10. The system as claimed in Claim 8 wherein the frame member (203) further comprising sprocket holes coupled with the sprocket for use in providing movement to the frame (203).

11. The system as claimed in Claim 1 to 10 wherein the computing means (205) sends signals to the motor (204) to trigger rotational movements and conveyor movements relative to the frame member (203).

12. The system as claimed in Claim 1 wherein the frame member (203) is positioned within the housing (202).

13. The system as claimed in Claim 1 to 12 wherein the image capturing means (200) is positioned within the housing (202) in a manner such that it is above the motor (204).

14. The system as claimed in Claim 13 wherein the image capturing means (200) is positioned within the frame member (203) in a manner such that there is sufficient space or gap between the image capturing means and the walls of the frame member (203) for the frame member (203) to rotate during use.

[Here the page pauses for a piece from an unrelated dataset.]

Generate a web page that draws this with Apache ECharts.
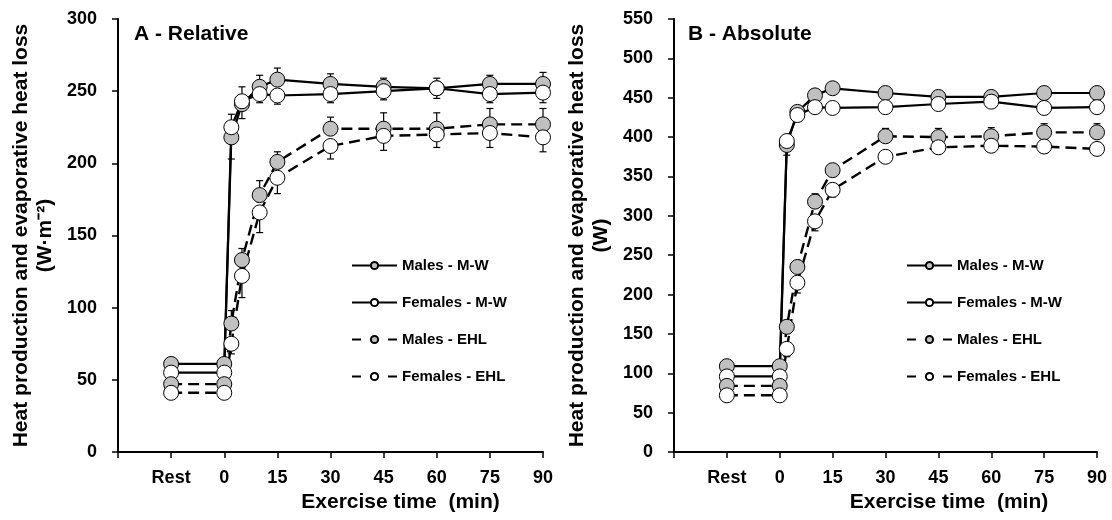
<!DOCTYPE html>
<html>
<head>
<meta charset="utf-8">
<script src="https://cdn.jsdelivr.net/npm/echarts@6/dist/echarts.min.js"></script>
<style>
html,body{margin:0;padding:0;background:#fff;}
#c{width:1112px;height:520px;}
</style>
</head>
<body>
<div id="c"></div>
<script>
// ---- data ----
var times = [-15, 0, 2, 5, 10, 15, 30, 45, 60, 75, 90];
var tickValues = [-30, -15, 0, 15, 30, 45, 60, 75, 90];
var tickLabels = ['', 'Rest', '0', '15', '30', '45', '60', '75', '90'];
var seriesNames = ['Males - M-W', 'Females - M-W', 'Males - EHL', 'Females - EHL'];

// Panel A - Relative (W·m-2)
var maleMW_A   = [61, 61, 218, 241, 253, 258, 255, 253, 252, 255, 255];
var femaleMW_A = [55, 55, 225, 243, 248, 247, 248, 250, 252, 248, 249];
var maleEHL_A  = [47, 47, 89, 133, 178, 201, 224, 224, 224, 227, 227];
var femaleEHL_A= [41, 41, 75, 122, 166, 190, 212, 219, 220, 221, 218];
var maleMW_A_err   = [3, 3, 16, 12, 8, 8, 7, 6, 7, 6, 8];
var femaleMW_A_err = [3, 3, 22, 12, 6, 6, 6, 6, 7, 6, 7];
var maleEHL_A_err  = [3, 3, 9, 8, 10, 7, 8, 11, 11, 11, 11];
var femaleEHL_A_err= [3, 3, 7, 15, 14, 11, 9, 10, 9, 10, 10];

// Panel B - Absolute (W)
var maleMW_B   = [109, 109, 390, 432, 453, 462, 456, 451, 451, 456, 456];
var femaleMW_B = [96, 96, 395, 428, 438, 437, 438, 442, 445, 437, 438];
var maleEHL_B  = [84, 84, 159, 235, 318, 358, 401, 400, 401, 406, 406];
var femaleEHL_B= [72, 72, 131, 215, 293, 333, 375, 387, 389, 388, 385];
var maleMW_B_err   = [2, 2, 10, 8, 6, 5, 5, 5, 5, 5, 5];
var femaleMW_B_err = [2, 2, 18, 8, 6, 5, 5, 5, 5, 5, 5];
var maleEHL_B_err  = [2, 2, 8, 8, 10, 8, 10, 11, 11, 11, 11];
var femaleEHL_B_err= [2, 2, 10, 13, 12, 9, 8, 8, 8, 8, 8];

// ---- styles ----
var FONT = '"Liberation Sans", Arial, sans-serif';
var GREY = '#c0c0c0';
var DASH = [11, 6];

function pairs(ys) { return times.map(function (t, i) { return [t, ys[i]]; }); }
function errData(ys, es, sign) { return times.map(function (t, i) { return [t, ys[i], sign * es[i]]; }); }

function lineSeries(name, ys, fill, dashed, gi) {
  return {
    type: 'line', name: name, xAxisIndex: gi, yAxisIndex: gi,
    data: pairs(ys), symbol: 'circle', symbolSize: 15,
    itemStyle: { color: fill, borderColor: '#000', borderWidth: 1 },
    lineStyle: { color: '#000', width: dashed ? 2.4 : 2.2, type: dashed ? DASH : 'solid' },
    z: 3, animation: false
  };
}
function errSeries(ys, es, sign, gi) {
  return {
    type: 'custom', xAxisIndex: gi, yAxisIndex: gi, z: 2, silent: true, animation: false,
    data: errData(ys, es, sign),
    renderItem: function (params, api) {
      var p0 = api.coord([api.value(0), api.value(1)]);
      var p1 = api.coord([api.value(0), api.value(1) + api.value(2)]);
      var st = { stroke: '#000', lineWidth: 1.2 };
      return { type: 'group', children: [
        { type: 'line', shape: { x1: p0[0], y1: p0[1], x2: p1[0], y2: p1[1] }, style: st },
        { type: 'line', shape: { x1: p1[0] - 3.5, y1: p1[1], x2: p1[0] + 3.5, y2: p1[1] }, style: st }
      ]};
    }
  };
}

function xAxis(gi, padLeft) {
  return {
    type: 'value', gridIndex: gi, min: -30, max: 90, interval: 15,
    name: 'Exercise time  (min)', nameLocation: 'middle', nameGap: 38,
    nameTextStyle: { fontFamily: FONT, fontWeight: 'bold', fontSize: 21, color: '#000', padding: [0, 0, 0, padLeft] },
    axisLine: { onZero: false, lineStyle: { color: '#000', width: 2 } },
    axisTick: { show: true, length: 6, lineStyle: { color: '#000', width: 1.5 } },
    splitLine: { show: false },
    axisLabel: {
      margin: 17, fontFamily: FONT, fontWeight: 'bold', fontSize: 18, color: '#000',
      formatter: function (v) { var i = tickValues.indexOf(v); return i >= 0 ? tickLabels[i] : ''; }
    }
  };
}
function yAxis(gi, max, name) {
  return {
    type: 'value', gridIndex: gi, min: 0, max: max, interval: 50,
    name: name, nameLocation: 'middle', nameGap: 61, nameRotate: 90,
    nameTextStyle: { fontFamily: FONT, fontWeight: 'bold', fontSize: 21, color: '#000', lineHeight: 24, align: 'center' },
    axisLine: { show: true, onZero: false, lineStyle: { color: '#000', width: 2 } },
    axisTick: { show: true, length: 6, lineStyle: { color: '#000', width: 1.5 } },
    splitLine: { show: false },
    axisLabel: { margin: 21, fontFamily: FONT, fontWeight: 'bold', fontSize: 18, color: '#000' }
  };
}
function legend(left) {
  return {
    orient: 'vertical', left: left, top: 258, padding: 0,
    itemWidth: 45, itemHeight: 9, itemGap: 22,
    textStyle: { fontFamily: FONT, fontWeight: 'bold', fontSize: 15, color: '#000', lineHeight: 15 },
    data: [
      { name: seriesNames[0] },
      { name: seriesNames[1] },
      { name: seriesNames[2], lineStyle: { type: [9, 27] } },
      { name: seriesNames[3], lineStyle: { type: [9, 27] } }
    ],
    selectedMode: false
  };
}

var chart = echarts.init(document.getElementById('c'), null, { renderer: 'canvas' });
var option = {
  backgroundColor: '#fff',
  animation: false,
  title: [
    { text: 'A - Relative', left: 134, top: 24, padding: 0, textStyle: { fontFamily: FONT, fontWeight: 'bold', fontSize: 21, color: '#000' } },
    { text: 'B - Absolute', left: 688, top: 24, padding: 0, textStyle: { fontFamily: FONT, fontWeight: 'bold', fontSize: 21, color: '#000' } }
  ],
  legend: [legend(351), legend(906)],
  grid: [
    { left: 118, top: 19, width: 425, height: 433 },
    { left: 674, top: 19, width: 423, height: 433 }
  ],
  xAxis: [xAxis(0, 140), xAxis(1, 127)],
  yAxis: [
    yAxis(0, 300, 'Heat production and evaporative heat loss\n(W·m⁻²)'),
    yAxis(1, 550, 'Heat production and evaporative heat loss\n(W)')
  ],
  series: [
    errSeries(maleMW_A, maleMW_A_err, 1, 0),
    errSeries(femaleMW_A, femaleMW_A_err, -1, 0),
    errSeries(maleEHL_A, maleEHL_A_err, 1, 0),
    errSeries(femaleEHL_A, femaleEHL_A_err, -1, 0),
    lineSeries(seriesNames[0], maleMW_A, GREY, false, 0),
    lineSeries(seriesNames[1], femaleMW_A, '#fff', false, 0),
    lineSeries(seriesNames[2], maleEHL_A, GREY, true, 0),
    lineSeries(seriesNames[3], femaleEHL_A, '#fff', true, 0),
    errSeries(maleMW_B, maleMW_B_err, 1, 1),
    errSeries(femaleMW_B, femaleMW_B_err, -1, 1),
    errSeries(maleEHL_B, maleEHL_B_err, 1, 1),
    errSeries(femaleEHL_B, femaleEHL_B_err, -1, 1),
    lineSeries(seriesNames[0], maleMW_B, GREY, false, 1),
    lineSeries(seriesNames[1], femaleMW_B, '#fff', false, 1),
    lineSeries(seriesNames[2], maleEHL_B, GREY, true, 1),
    lineSeries(seriesNames[3], femaleEHL_B, '#fff', true, 1)
  ]
};
chart.setOption(option);
</script>
</body>
</html>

15. A method for use in capturing images comprising the steps of providing at least one means for capturing images, providing a means for housing the means for capturing images, providing a plurality of image filtering means within the housing means having differing attenuation factors thus providing differing levels of optical attenuation, arranging said image filtering means in a manner such that it can rotate freely around the image capturing means.

16. The method as claimed in Claim 15 wherein the image capturing means captures images whilst the filtering means rotates.

17. The method as claimed in Claim 15 wherein the method further includes storing and processing the captured images.